:: Provided material ::
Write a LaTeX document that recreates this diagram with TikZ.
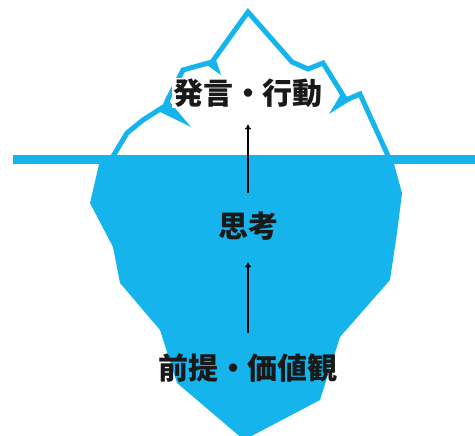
\documentclass[tikz,border=0pt]{standalone}
\usepackage{fontspec}
\newfontfamily\jpfont{Noto Sans CJK JP}
\usetikzlibrary{arrows.meta}
\definecolor{ice}{RGB}{22,180,236}
\tikzset{
  label/.style={font=\jpfont\bfseries\fontsize{30pt}{31pt}\selectfont, text=black!90, inner sep=1pt},
  rim/.style={draw=ice, line width=5pt, line join=miter, line cap=round},
  crack/.style={fill=ice, draw=none},
  flow/.style={draw=black, line width=1.2pt, -{To[length=5pt,width=6pt]}}
}
\begin{document}
\begin{tikzpicture}[x=1pt,y=-1pt]
  \useasboundingbox (0,0) rectangle (475,436);
  % submerged body of the berg
  \fill[ice] (100,160) -- (90,203) -- (113,247) -- (120,283) -- (160,330)
    -- (177,383) -- (244,440) -- (320,400) -- (340,337) -- (390,280)
    -- (397,233) -- (402,193) -- (393,160) -- cycle;
  % outline of the tip above water
  \draw[rim] (112,158) -- (127,133) -- (143,120) -- (165,106) -- (168,99)
    -- (183,70) -- (212,62) -- (248,12) -- (292,62) -- (308,69) -- (323,63)
    -- (346,100) -- (360,94) -- (389,158);
  % cracks running into the ice
  \fill[crack] (156,110) -- (169,101) -- (191,127) -- cycle;
  \fill[crack] (204,63) -- (216,60) -- (221,75) -- cycle;
  \fill[crack] (341,94) -- (353,99) -- (329,114) -- cycle;
  % water line
  \draw[draw=ice, line width=9pt] (13,160) -- (475,160);
  % labels
  \node[label, fill=white] (act) at (248,93) {発言・行動};
  \node[label] (think) at (248,226) {思考};
  \node[label] (value) at (248,368) {前提・価値観};
  % arrows
  \draw[flow] ([yshift=18pt]think.north) -- ([yshift=-16pt]act.south);
  \draw[flow] ([yshift=19pt]value.north) -- ([yshift=-21pt]think.south);
\end{tikzpicture}
\end{document}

:: What is required ::
Copy every line of the data word for word, omitting the images.

:: Task response ::
Write a LaTeX document that recreates this diagram with TikZ.
\documentclass[tikz,border=0pt]{standalone}
\usepackage{fontspec}
\newfontfamily\jpfont{Noto Sans CJK JP}
\usetikzlibrary{arrows.meta}
\definecolor{ice}{RGB}{22,180,236}
\tikzset{
  label/.style={font=\jpfont\bfseries\fontsize{30pt}{31pt}\selectfont, text=black!90, inner sep=1pt},
  rim/.style={draw=ice, line width=5pt, line join=miter, line cap=round},
  crack/.style={fill=ice, draw=none},
  flow/.style={draw=black, line width=1.2pt, -{To[length=5pt,width=6pt]}}
}
\begin{document}
\begin{tikzpicture}[x=1pt,y=-1pt]
  \useasboundingbox (0,0) rectangle (475,436);
  % submerged body of the berg
  \fill[ice] (100,160) -- (90,203) -- (113,247) -- (120,283) -- (160,330)
    -- (177,383) -- (244,440) -- (320,400) -- (340,337) -- (390,280)
    -- (397,233) -- (402,193) -- (393,160) -- cycle;
  % outline of the tip above water
  \draw[rim] (112,158) -- (127,133) -- (143,120) -- (165,106) -- (168,99)
    -- (183,70) -- (212,62) -- (248,12) -- (292,62) -- (308,69) -- (323,63)
    -- (346,100) -- (360,94) -- (389,158);
  % cracks running into the ice
  \fill[crack] (156,110) -- (169,101) -- (191,127) -- cycle;
  \fill[crack] (204,63) -- (216,60) -- (221,75) -- cycle;
  \fill[crack] (341,94) -- (353,99) -- (329,114) -- cycle;
  % water line
  \draw[draw=ice, line width=9pt] (13,160) -- (475,160);
  % labels
  \node[label, fill=white] (act) at (248,93) {発言・行動};
  \node[label] (think) at (248,226) {思考};
  \node[label] (value) at (248,368) {前提・価値観};
  % arrows
  \draw[flow] ([yshift=18pt]think.north) -- ([yshift=-16pt]act.south);
  \draw[flow] ([yshift=19pt]value.north) -- ([yshift=-21pt]think.south);
\end{tikzpicture}
\end{document}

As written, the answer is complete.